* WHAT IS EXPECTED
The required output consists solely of the lines from the one containing "Give me the matplotlib source for this chart." down to the one containing "plt.rcParams['font.weight'] = 'bold'", both included, each quoted exactly.

== ENTRIES

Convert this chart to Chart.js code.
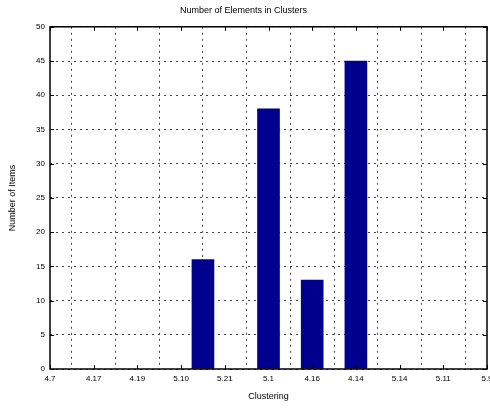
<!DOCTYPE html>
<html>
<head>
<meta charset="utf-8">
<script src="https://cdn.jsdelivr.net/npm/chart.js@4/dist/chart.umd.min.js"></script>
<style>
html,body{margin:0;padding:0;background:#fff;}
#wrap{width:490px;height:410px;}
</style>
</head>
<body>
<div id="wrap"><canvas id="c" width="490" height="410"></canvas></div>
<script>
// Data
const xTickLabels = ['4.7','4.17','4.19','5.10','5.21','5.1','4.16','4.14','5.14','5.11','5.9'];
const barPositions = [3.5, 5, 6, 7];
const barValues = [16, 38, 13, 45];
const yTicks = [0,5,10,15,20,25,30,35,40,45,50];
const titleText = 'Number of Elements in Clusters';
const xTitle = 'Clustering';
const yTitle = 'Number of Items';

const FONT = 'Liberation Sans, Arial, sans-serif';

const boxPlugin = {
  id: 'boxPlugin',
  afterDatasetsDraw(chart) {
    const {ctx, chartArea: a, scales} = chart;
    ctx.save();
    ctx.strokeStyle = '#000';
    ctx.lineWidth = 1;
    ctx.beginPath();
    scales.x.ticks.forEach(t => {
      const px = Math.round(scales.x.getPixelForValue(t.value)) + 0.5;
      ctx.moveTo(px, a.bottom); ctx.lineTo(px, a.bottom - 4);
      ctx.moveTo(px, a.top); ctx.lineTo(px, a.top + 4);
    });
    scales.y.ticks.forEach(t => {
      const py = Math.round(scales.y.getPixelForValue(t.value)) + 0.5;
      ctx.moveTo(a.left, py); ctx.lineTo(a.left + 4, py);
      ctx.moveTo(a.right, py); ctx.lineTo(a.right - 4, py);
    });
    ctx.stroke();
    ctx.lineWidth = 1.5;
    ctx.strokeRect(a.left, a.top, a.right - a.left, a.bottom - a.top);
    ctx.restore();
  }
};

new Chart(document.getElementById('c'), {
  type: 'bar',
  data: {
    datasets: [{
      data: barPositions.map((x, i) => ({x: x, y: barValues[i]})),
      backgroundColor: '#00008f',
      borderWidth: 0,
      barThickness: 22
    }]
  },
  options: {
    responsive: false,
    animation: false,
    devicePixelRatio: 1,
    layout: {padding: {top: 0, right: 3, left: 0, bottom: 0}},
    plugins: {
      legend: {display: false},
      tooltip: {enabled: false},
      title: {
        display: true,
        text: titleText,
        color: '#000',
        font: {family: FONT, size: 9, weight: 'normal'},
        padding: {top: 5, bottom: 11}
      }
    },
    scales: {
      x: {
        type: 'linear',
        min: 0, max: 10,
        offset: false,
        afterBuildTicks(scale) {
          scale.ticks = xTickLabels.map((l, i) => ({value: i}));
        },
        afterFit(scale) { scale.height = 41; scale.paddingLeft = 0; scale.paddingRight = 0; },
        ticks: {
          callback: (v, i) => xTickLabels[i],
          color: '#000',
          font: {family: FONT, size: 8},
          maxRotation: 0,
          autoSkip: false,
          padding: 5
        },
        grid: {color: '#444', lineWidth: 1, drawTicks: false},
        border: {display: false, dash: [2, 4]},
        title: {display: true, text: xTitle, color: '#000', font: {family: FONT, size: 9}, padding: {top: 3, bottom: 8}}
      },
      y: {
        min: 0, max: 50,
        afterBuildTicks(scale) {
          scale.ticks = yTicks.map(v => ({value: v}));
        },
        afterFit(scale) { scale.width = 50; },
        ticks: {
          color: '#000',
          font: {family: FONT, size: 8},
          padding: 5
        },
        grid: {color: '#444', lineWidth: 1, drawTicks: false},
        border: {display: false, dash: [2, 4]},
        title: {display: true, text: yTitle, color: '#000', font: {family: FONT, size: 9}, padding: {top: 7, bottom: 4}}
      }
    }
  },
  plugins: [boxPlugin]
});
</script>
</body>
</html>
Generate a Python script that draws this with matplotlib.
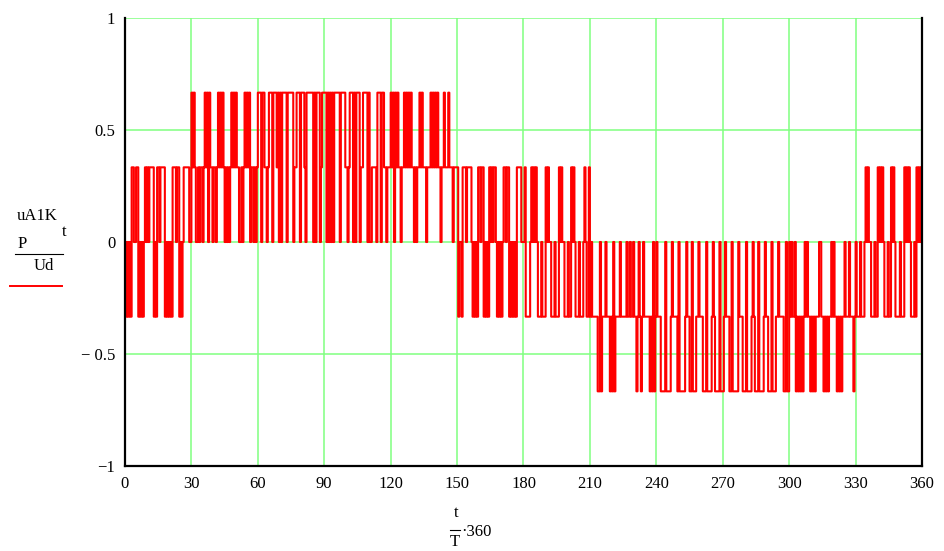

====
== ENTRIES

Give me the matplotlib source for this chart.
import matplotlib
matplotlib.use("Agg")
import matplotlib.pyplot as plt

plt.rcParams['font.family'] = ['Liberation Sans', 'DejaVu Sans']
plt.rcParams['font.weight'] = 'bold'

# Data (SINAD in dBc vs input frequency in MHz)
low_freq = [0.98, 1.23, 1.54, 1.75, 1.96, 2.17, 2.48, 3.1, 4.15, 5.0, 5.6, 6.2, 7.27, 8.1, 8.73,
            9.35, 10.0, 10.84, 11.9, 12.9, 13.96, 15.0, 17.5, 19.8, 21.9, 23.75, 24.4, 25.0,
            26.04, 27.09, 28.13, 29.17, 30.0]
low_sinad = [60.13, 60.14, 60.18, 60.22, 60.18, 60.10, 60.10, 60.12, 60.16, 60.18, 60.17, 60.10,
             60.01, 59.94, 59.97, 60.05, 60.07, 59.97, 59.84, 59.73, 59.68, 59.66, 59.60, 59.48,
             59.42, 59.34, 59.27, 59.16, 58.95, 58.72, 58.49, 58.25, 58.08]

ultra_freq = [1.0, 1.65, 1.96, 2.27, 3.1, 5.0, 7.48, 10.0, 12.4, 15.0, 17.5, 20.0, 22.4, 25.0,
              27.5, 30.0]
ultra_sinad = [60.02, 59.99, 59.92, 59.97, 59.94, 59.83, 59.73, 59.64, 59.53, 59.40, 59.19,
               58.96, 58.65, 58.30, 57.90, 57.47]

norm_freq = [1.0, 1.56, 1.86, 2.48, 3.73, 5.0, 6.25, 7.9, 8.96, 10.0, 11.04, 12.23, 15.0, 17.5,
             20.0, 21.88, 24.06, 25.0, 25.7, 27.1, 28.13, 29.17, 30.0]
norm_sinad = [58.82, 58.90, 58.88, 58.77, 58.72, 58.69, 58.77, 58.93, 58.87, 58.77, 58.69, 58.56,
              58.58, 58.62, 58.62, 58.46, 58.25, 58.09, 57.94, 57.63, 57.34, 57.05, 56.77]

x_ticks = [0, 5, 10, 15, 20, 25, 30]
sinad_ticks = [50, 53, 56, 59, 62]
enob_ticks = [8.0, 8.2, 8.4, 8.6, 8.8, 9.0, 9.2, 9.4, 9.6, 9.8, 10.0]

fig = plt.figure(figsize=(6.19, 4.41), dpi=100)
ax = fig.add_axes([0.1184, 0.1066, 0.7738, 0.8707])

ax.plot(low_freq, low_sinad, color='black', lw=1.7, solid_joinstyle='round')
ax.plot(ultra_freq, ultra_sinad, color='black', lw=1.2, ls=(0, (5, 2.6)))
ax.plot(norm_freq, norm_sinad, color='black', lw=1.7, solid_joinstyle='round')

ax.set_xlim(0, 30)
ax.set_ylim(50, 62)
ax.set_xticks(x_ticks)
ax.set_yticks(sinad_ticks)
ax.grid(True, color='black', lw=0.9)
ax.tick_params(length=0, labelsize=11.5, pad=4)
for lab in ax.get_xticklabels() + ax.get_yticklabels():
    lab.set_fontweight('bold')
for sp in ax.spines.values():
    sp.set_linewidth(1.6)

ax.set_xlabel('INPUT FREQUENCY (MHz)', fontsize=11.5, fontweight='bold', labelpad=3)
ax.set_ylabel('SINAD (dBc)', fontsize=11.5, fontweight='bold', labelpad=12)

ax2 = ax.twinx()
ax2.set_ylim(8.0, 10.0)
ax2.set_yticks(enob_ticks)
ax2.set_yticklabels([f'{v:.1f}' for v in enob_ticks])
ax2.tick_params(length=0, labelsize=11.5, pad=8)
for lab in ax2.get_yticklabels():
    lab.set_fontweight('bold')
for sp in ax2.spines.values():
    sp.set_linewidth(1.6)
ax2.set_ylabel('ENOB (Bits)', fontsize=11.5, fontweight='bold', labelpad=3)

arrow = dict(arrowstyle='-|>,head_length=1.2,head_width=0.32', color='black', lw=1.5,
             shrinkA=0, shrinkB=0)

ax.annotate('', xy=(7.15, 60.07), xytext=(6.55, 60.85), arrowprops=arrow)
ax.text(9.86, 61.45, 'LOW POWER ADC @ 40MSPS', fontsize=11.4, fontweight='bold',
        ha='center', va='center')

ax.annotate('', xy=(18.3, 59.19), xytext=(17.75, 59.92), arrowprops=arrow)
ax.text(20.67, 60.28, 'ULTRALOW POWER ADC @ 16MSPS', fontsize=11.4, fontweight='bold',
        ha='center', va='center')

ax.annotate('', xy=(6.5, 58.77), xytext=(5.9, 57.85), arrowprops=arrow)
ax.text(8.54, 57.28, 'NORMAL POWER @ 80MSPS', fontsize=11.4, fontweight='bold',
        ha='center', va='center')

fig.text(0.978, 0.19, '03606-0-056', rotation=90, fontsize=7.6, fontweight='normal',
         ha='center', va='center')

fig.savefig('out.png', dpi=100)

====
== ENTRIES

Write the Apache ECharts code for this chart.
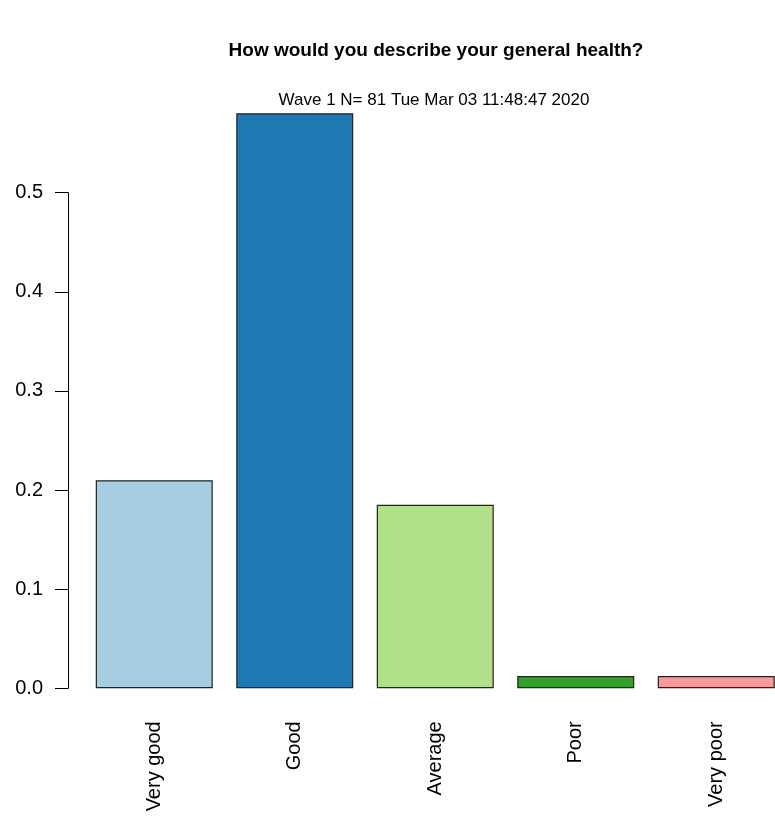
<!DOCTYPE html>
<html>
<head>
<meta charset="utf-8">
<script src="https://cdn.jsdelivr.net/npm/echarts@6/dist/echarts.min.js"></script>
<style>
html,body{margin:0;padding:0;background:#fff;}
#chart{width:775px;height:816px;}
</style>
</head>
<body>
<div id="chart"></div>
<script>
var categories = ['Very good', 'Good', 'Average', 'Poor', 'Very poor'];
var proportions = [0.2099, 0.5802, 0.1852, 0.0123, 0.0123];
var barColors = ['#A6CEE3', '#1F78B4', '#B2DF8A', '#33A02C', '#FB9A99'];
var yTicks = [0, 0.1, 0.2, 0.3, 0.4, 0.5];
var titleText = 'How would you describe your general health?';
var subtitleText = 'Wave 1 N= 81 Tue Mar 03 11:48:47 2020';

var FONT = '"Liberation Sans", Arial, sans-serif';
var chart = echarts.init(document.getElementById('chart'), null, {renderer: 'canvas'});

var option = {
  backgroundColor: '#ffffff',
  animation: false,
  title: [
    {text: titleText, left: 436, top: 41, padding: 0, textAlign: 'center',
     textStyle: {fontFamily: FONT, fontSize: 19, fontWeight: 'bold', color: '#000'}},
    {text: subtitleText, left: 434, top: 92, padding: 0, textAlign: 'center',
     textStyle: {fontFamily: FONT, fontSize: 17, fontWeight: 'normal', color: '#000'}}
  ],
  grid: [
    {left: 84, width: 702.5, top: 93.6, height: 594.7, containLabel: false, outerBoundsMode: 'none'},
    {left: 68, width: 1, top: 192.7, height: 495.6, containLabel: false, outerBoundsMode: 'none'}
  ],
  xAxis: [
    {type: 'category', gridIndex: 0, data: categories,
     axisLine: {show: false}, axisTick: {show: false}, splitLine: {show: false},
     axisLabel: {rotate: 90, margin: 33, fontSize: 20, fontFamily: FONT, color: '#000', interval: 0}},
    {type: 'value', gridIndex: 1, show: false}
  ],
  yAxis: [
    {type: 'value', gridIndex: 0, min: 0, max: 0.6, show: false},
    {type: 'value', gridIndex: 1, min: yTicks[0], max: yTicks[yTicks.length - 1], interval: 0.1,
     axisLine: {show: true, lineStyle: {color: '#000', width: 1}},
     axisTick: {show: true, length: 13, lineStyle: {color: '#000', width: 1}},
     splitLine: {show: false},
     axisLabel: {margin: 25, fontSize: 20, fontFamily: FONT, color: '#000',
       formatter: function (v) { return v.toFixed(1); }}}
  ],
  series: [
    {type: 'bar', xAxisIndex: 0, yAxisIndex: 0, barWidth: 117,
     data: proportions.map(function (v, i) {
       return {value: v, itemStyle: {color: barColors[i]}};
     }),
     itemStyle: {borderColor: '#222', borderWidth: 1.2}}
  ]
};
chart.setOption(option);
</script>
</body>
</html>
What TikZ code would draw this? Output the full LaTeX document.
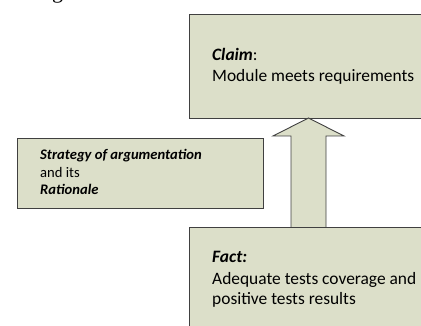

====

* TASK SOLUTION
Give me the matplotlib source for this chart.
import matplotlib
matplotlib.use("Agg")
import matplotlib.pyplot as plt

plt.rcParams['font.family'] = ['Liberation Sans', 'DejaVu Sans']
plt.rcParams['font.weight'] = 'bold'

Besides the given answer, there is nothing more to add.